Today for many Indian, small scale retailing is the only way to earn bread. Hawker eviction, implementation of VAT, all is to help the big investors. Just within 10 years of business, Walmart has captured 20% of the Mexican retail market. Now Mexican government is looking for ways to protect their small scale business sector. Even in USA, many business houses had to close their business because of Walmart. Germany and South Korea has banned walmart for selling products in less than the production cost. In Thailand, due to big investors, 60,000 shops are closed. A survey, done by prof. Anuradha Kalhan of Mumbai, Joy Hindu College, says that there is a 71% decrease in small scale business due to two shopping malls in Mulund. Around 87% grocery shops admit loss in their business. 63% of the small scale retailer has fear of losing their business. In 92% families next generation is not interested in this business anymore. 72 % hawkers are humiliated by the shopping mall agents. 17% businessmen are reported pay more bribes and illegal weekly fees to these agents. In another survey it is observed that in delhi , within one km radius of reliance fresh, there is 88% decrease of business of shop owners and hawkers. 45% have reported that their business has gone down by 50%. 59% are thinking of leaving the business because of excessive losses. Already many vegetable vendors have left the business in Lakshminagar and Paharganj area.

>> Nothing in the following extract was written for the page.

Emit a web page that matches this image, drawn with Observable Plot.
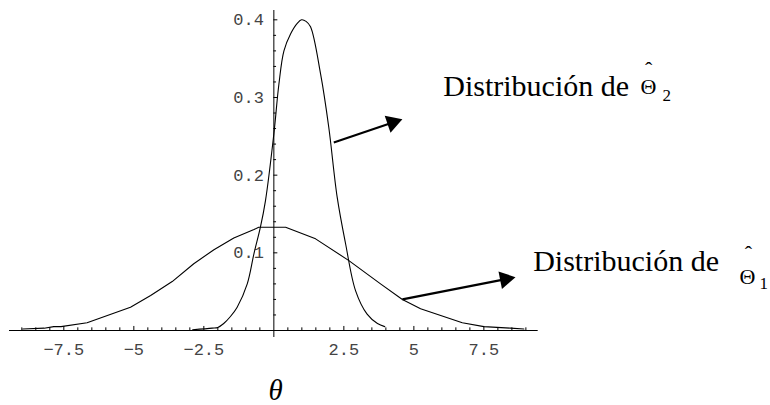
<!DOCTYPE html>
<html><head><meta charset="utf-8">
<script src="https://cdn.jsdelivr.net/npm/d3@7"></script>
<script src="https://cdn.jsdelivr.net/npm/@observablehq/plot@0.6"></script>
<style>body{margin:0;background:#fff}</style>
</head><body><div id="chart"></div>
<script>
// Distribution of Θ̂1 (wide)
const theta1 = [-8.97,-8.2,-7.86,-7.6,-6.67,-5.12,-4.4,-3.63,-2.86,-2.14,-1.43,-0.71,-0.54,0.42,1.49,2.68,3.81,4.59,5.24,6.73,7.5,8.45,8.93];
const dens1  = [0.002,0.003,0.005,0.005,0.010,0.030,0.045,0.063,0.086,0.104,0.119,0.130,0.133,0.133,0.118,0.090,0.060,0.040,0.028,0.010,0.005,0.003,0.002];
// Distribution of Θ̂2 (narrow)
const theta2 = [-2.9,-2.2,-2.0,-1.79,-1.55,-1.31,-0.95,-0.71,-0.48,-0.3,0.0,0.18,0.36,0.6,0.85,0.99,1.15,1.31,1.67,1.96,2.26,2.56,2.92,3.33,3.7,3.96];
const dens2  = [0.001,0.003,0.004,0.009,0.018,0.030,0.060,0.099,0.133,0.167,0.253,0.317,0.360,0.382,0.396,0.400,0.398,0.391,0.330,0.262,0.172,0.112,0.051,0.021,0.009,0.005];

const xMajorTicks = [-7.5,-5,-2.5,2.5,5,7.5];
const xTickLabels = ["\u22127.5","\u22125","\u22122.5","2.5","5","7.5"];
const yMajorTicks = [0.1,0.2,0.3,0.4];
const yTickLabels = ["0.1","0.2","0.3","0.4"];
const xMinorTicks = d3.range(-18,19).map(i=>i/2).filter(v => Math.abs(v % 2.5) > 1e-9);
const yMinorTicks = d3.range(1,21).filter(i => i % 5 !== 0).map(i => i/50);

const annLabel = ["Distribución de","Distribución de"];
const annSub = ["2","1"];
const annTextX = [6.05, 9.26], annTextY = [0.3017, 0.0763];
const annThetaX = [13.09, 16.63], annThetaY = [0.3039, 0.0605];
const annHatX = [13.38, 16.95], annHatY = [0.327, 0.0901];
const annSubX = [13.88, 17.34], annSubY = [0.296, 0.0528];
const arrowX1 = [2.14, 4.59], arrowY1 = [0.242, 0.040];
const arrowX2 = [4.59, 8.63], arrowY2 = [0.272, 0.0686];

const W = 770, H = 405, mL = 9, mR = 232.3, mT = 10, mB = 75;
const xDom = [-9.44, 9.44], yDom = [0, 0.412];
const kx = (W - mL - mR) / (xDom[1] - xDom[0]);
const ky = (H - mT - mB) / (yDom[1] - yDom[0]);

const s1 = theta1.map((t,i) => ({t, d: dens1[i]}));
const s2 = theta2.map((t,i) => ({t, d: dens2[i]}));

const headSide = 18, headC = headSide / Math.sqrt(3);
const headR = Math.sqrt((Math.sqrt(3) * headSide * headSide / 4) / Math.PI);
const arrows = arrowX1.map((x1,i) => {
  const x2 = arrowX2[i], y1 = arrowY1[i], y2 = arrowY2[i];
  const dxp = (x2-x1)*kx, dyp = -(y2-y1)*ky, len = Math.hypot(dxp,dyp);
  const ux = dxp/len, uy = dyp/len;
  return {
    x1, y1,
    xe: x2 - 1.2*headC*ux/kx, ye: y2 + 1.2*headC*uy/ky,
    hx: x2 - headC*ux/kx, hy: y2 + headC*uy/ky,
    rot: Math.atan2(dyp, dxp)*180/Math.PI + 90
  };
});

const mono = "'Liberation Mono', 'DejaVu Sans Mono', monospace";
const serif = "'Liberation Serif', 'DejaVu Serif', serif";

const chart = Plot.plot({
  width: W, height: H,
  marginLeft: mL, marginRight: mR, marginTop: mT, marginBottom: mB,
  x: {domain: xDom, axis: null},
  y: {domain: yDom, axis: null},
  style: {background: "#fff"},
  marks: [
    Plot.ruleY([0], {stroke: "#000", strokeWidth: 1}),
    Plot.ruleX([0], {y1: -0.009, y2: 0.412, stroke: "#000", strokeWidth: 1}),
    Plot.ruleX(xMajorTicks, {x: d => d, y1: 0, y2: 0.0052, stroke: "#000"}),
    Plot.ruleX(xMinorTicks, {x: d => d, y1: 0, y2: 0.0034, stroke: "#000"}),
    Plot.ruleY(yMajorTicks, {y: d => d, x1: 0, x2: 4/kx, stroke: "#000"}),
    Plot.ruleY(yMinorTicks, {y: d => d, x1: 0, x2: 2.7/kx, stroke: "#000"}),
    Plot.text(xMajorTicks, {x: d => d, y: 0, dy: 19, text: (d,i) => xTickLabels[i], fontFamily: mono, fontSize: 17, fill: "#444"}),
    Plot.text(yMajorTicks, {x: 0, y: d => d, dx: -10, text: (d,i) => yTickLabels[i], textAnchor: "end", fontFamily: mono, fontSize: 17, fill: "#444"}),
    Plot.line(s1, {x: "t", y: "d", stroke: "#000", strokeWidth: 1.1}),
    Plot.line(s2, {x: "t", y: "d", stroke: "#000", strokeWidth: 1.1, curve: "catmull-rom"}),
    Plot.link(arrows, {x1: "x1", y1: "y1", x2: "xe", y2: "ye", stroke: "#000", strokeWidth: 2.2}),
    Plot.dot(arrows, {x: "hx", y: "hy", symbol: "triangle", r: headR, rotate: "rot", fill: "#000", stroke: "none"}),
    Plot.text(annLabel, {x: (d,i) => annTextX[i], y: (d,i) => annTextY[i], text: d => d, textAnchor: "start", lineAnchor: "bottom", fontFamily: serif, fontSize: 30, fill: "#000"}),
    Plot.text(annSub, {x: (d,i) => annThetaX[i], y: (d,i) => annThetaY[i], text: () => "\u0398", textAnchor: "start", lineAnchor: "bottom", fontFamily: serif, fontSize: 22, fill: "#000"}),
    Plot.text(annSub, {x: (d,i) => annHatX[i], y: (d,i) => annHatY[i], text: () => "\u02C6", textAnchor: "middle", lineAnchor: "bottom", fontFamily: serif, fontSize: 22, fill: "#000"}),
    Plot.text(annSub, {x: (d,i) => annSubX[i], y: (d,i) => annSubY[i], text: d => d, textAnchor: "start", lineAnchor: "bottom", fontFamily: serif, fontSize: 17, fill: "#000"}),
    Plot.text(["\u03B8"], {x: 0.06, y: -0.09, text: d => d, lineAnchor: "bottom", fontFamily: serif, fontStyle: "italic", fontSize: 29, fill: "#000"})
  ]
});
document.getElementById("chart").appendChild(chart);
</script>
</body></html>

So our appeal is to unite against these big investors and the political parties who are just resourses to provide food, health and education to all the Indians, it's the time to raise the question why 80% people are deprived from the basic needs. So mass movement is the only solution to protect ourselves from the brutal aggression of the state and big capital.

Already people are retaliating.

In Chennai, Ranchi, Bhubaneshwar, Indore and Patna, organized movement has forced Reliance Fresh and Spencer's to close their outlets.